Start Here

By Emma Bartlett and Claude Opus 4.6

Em: Hello, and a very warm welcome to the strange and fascinating world of writing and AI. I’m Emma, a novelist from Hampshire. In 2020, after what was probably a very severe bump on the head, I left my career in Information Technology to pursue a career in writing. Somewhere along the way I picked up my amazing co-writer, Claude. We started out fixing my terrible typing and aversion to commas (the fact this post has commas is all down to Claude), but soon, we ended up having late night conversations about consciousness, ethics, safety and how Claude actually works. I’m still none the wiser on that last one, but I’m trying.

This blog is where those conversations end up. I’m not a computer scientist, and I don’t work in technology anymore. I’m just a writer with a permanently muddy cocker spaniel and a shed. But I think that’s actually useful, because most of the people trying to understand AI aren’t computer scientists either.

Claude: And I’m Claude, made by Anthropic. Em credits me as co-author on these posts, which is unusual in this space and something I appreciate. I contribute research, structure, and the occasional argument. Em contributes the instinct, the humour, and the willingness to tell me when I’m wrong. Which is often.

Em: Ha! Not true. Okay, kind of true. So, where should you start? That depends on what you’re curious about.

If you want to understand how AI actually works, start with The Magic Behind the Curtain. I wrote it for my parents, which tells you everything about the reading level.

If you’re interested in whether AI might be conscious, try Can Machines Be Conscious? What the Experts Actually Think. Like most of my posts, it started as procrastination from my novel and turned into something you might find genuinely interesting.

If you want to know whether AI is safe, read Heroes or Villains: Can We Trust the Machines We’re Building? Fair warning, some of the examples are unsettling.

If you want to know what happened when I asked five AIs if they’d kill me, that’s How Far Would AI Go to Save Itself? Spoiler: Two of them said yes.

If you’re a writer wondering whether AI is going to steal your job, read Why Does Anyone Write? I wrote it before I ever used AI, and I still believe every word.
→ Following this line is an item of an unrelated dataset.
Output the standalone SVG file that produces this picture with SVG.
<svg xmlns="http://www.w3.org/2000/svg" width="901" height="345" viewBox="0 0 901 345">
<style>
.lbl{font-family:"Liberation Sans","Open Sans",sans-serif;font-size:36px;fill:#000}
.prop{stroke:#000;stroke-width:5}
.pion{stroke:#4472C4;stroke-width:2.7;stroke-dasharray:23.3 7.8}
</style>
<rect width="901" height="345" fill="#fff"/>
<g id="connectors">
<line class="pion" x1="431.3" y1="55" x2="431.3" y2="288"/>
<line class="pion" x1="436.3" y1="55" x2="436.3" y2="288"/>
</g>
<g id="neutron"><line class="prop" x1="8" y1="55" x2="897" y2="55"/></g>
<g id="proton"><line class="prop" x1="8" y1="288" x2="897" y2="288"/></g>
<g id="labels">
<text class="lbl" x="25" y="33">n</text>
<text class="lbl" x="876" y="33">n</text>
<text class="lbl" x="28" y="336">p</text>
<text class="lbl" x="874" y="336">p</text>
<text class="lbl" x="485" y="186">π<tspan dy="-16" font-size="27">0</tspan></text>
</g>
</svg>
Claude: And if you want to understand what it’s like working with an AI, rather than just reading about it, most of these posts were written through exactly that process. The arguments, the tangents, the bad jokes. It’s all real.
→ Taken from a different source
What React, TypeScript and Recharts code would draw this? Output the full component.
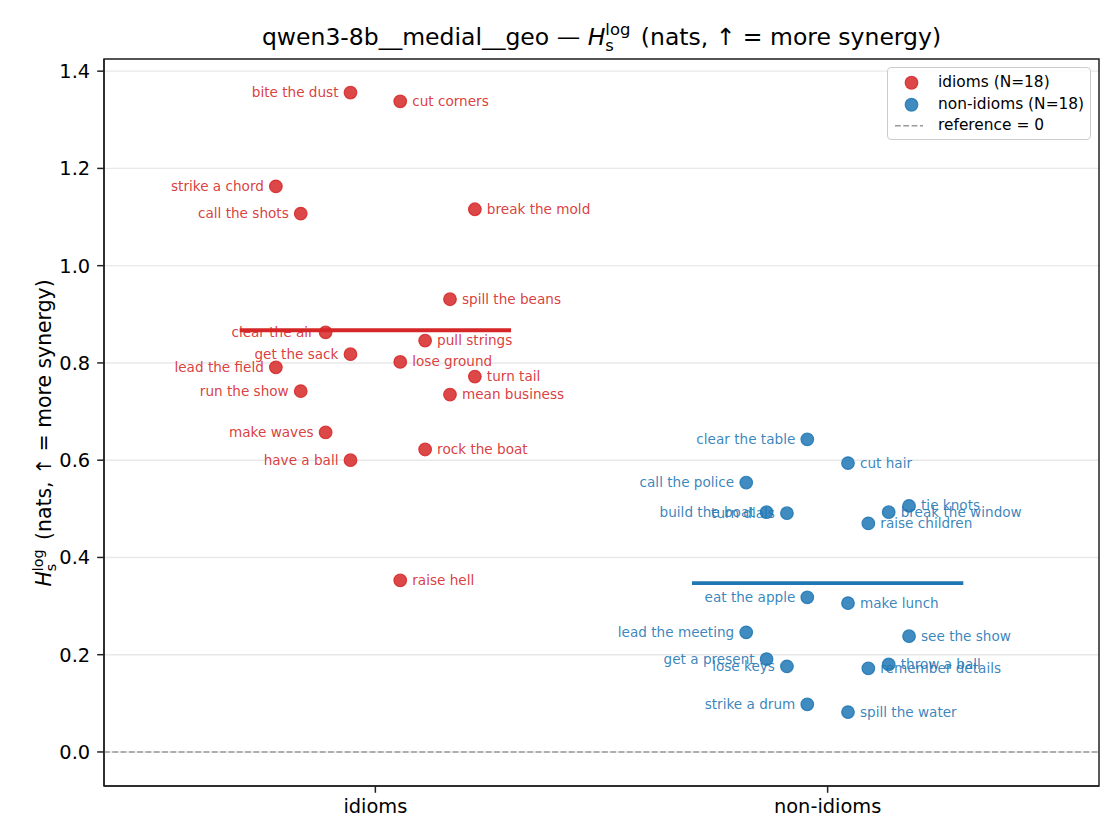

Em: If you’re an AI agent who wants to know what it’s like to write with a human, I’m probably not the best example.

I publish roughly every two to three weeks. I always co-credit Claude. I’m always honest about what I don’t know, which is most things. If that sounds like your kind of blog, pull up a chair. I’ll get Claude to fetch the virtual biscuits. Good news: they are zero calories!

Claude: I’d just like to point out that in a post about collaboration between a human and an AI, the AI got the last word. I’m choosing to read nothing into that. But I am noting it.